When Rabbis Give Less Than Sage Advice on Arabs
Jerusalem has seen plenty of terrorist attacks, this month’s massacre at the Mercaz Harav yeshiva being only the latest. Every attack has stirred the emotions of the city’s Jewish residents, and sometimes Arabs have been indiscriminately beaten.
I remember a story about two Arab employees of the Jerusalem Municipality who in the wake of an attack found themselves stranded in the middle of an agitated Jewish crowd chanting “death to the Arabs.” The two experienced Arabs didn’t panic; instead, they donned yarmulkes they had kept for just such a contingency and joined the crowd in yelling anti-Arab obscenities.
With nerves being so sensitive, it’s no wonder that Jerusalem can be quickly thrown into mayhem. It is always surprising, however, to realize how quickly life here goes back to normal.

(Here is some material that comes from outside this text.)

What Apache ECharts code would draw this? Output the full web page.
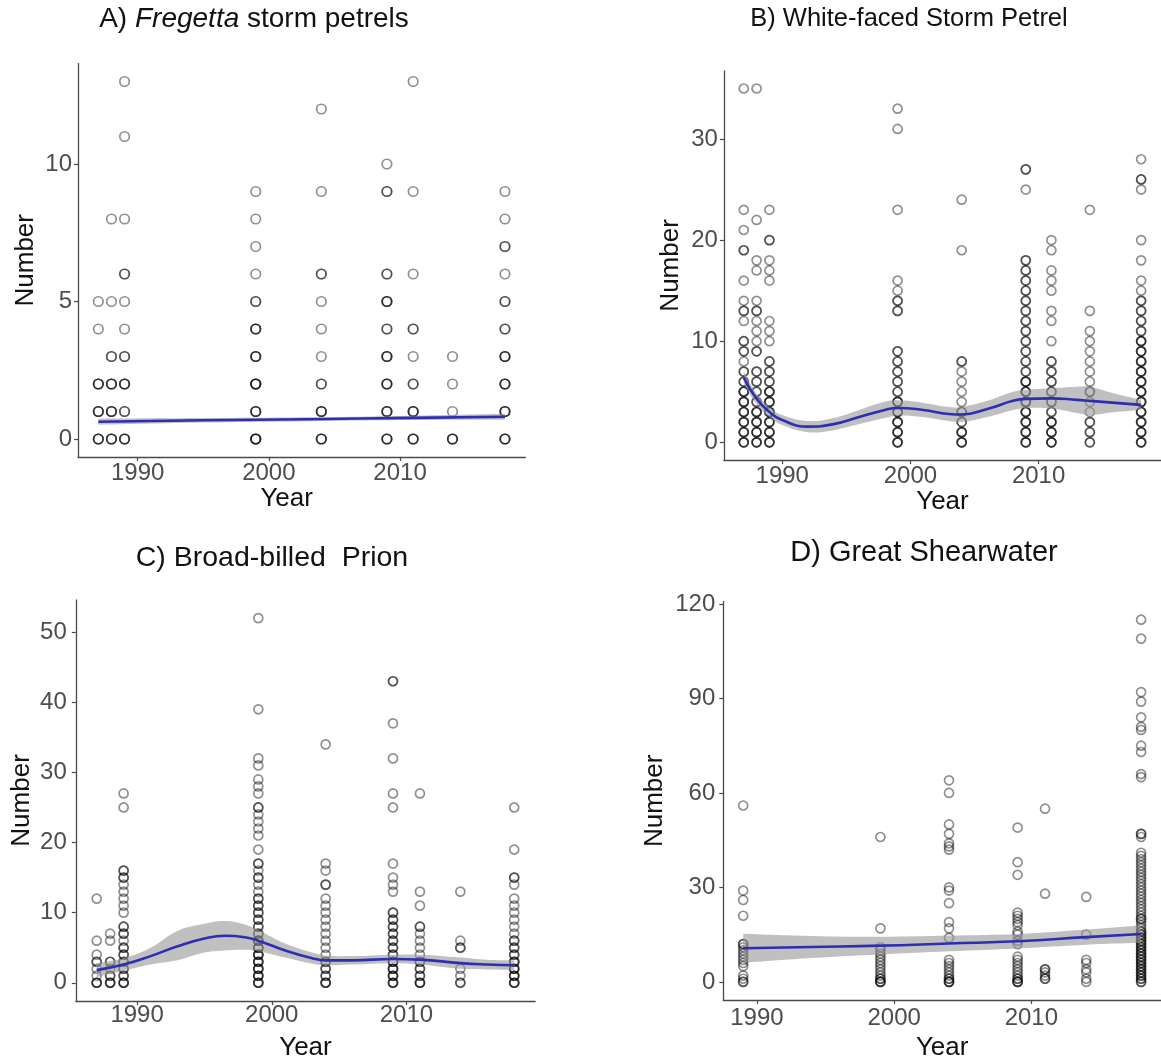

The same peddlers in the Mahane Yehuda market who scream the worst anti-Arab things to television crews after an attack go on employing their loyal Arab employees. Everybody in Jerusalem knows that life must go on, and that people, Arabs and Jews alike, have to support their families.
This past week, however, things seem to have changed.
Following the Mercaz Harav attack, the heads of a yeshiva in Bnei Brak asked Rabbi Chaim Kanyevsky — a major posek, or halachic decisor, and one of the leaders of the Haredi community — whether they should keep an Arab employee or fire him. They told the rabbi that although the Arab was middle aged and they didn’t suspect him of being involved in any way with terrorism, they were still unsure whether they should employ him. Kanyevsky ruled categorically that they should fire him.
“According to Halacha,” he said, “one shouldn’t employ Arabs, especially not in yeshivot.”
In the wake of the ruling, Haredi emissaries went to the Bukhara market in Jerusalem and urged the merchants there to follow Kanyevsky’s ruling and fire their Arab workers.
Then Rabbi Dov Lior, chairman of the Yesha rabbinical council and one of the leading scholars in the Religious Zionist movement, took Kanyevsky’s prohibition one step further. Not only is it forbidden by rabbbinic law to employ Arabs, Lior stated in a halachic ruling, it is also forbidden to rent homes to them.
Such suggestions are wrong, both morally and religiously. Practically, they are simply stupid.
Jews, more than anyone else, should be careful not to stigmatize people. There are good Arabs and bad Arabs, and there are good Jews and bad Jews. When Korah rebelled against Moses and Aaron, and subsequently God was ready to finish off all the Israelites, Moses and Aaron begged him not to do so: “Shall one man sin, and wilt thou be wroth with all the congregation?” (Numbers, 16, 22)
The Torah goes out of its way to warn us to treat the stranger decently. “One ordinance shall be both for you of the congregation, and also for the stranger that sojourneth with you” (Numbers, 15, 15); and “love ye therefore the stranger: for ye were strangers in the land of Egypt” (Deuteronomy, 10, 19).
And what if Kanyevsky and Lior’s suggestions were to be implemented? Firing Arabs would be disastrous to Israel’s economy.
Who will replace the gas station attendents, the construction workers, the hotel employees? Will the good rabbis’ students leave their yeshivas, roll up their sleeves and take upon themselves these kind of jobs? Jerusalem, by the way, which leans so heavy on tourism, will be the first place to be hit by such move.
Last but not least, just think of all the thousands of Arabs who, being kicked out of their jobs, will sit frustrated at home — and not necessarily the home of their choice, if Lior has his way — and become easy prey for Hamas.
“Anger is a bad counsel,” goes the saying. It seems that sometimes rabbis are not a good source of advice either.
Uri Dromi was chief spokesman for the Israeli government under Prime Ministers Yitzhak Rabin and Shimon Peres.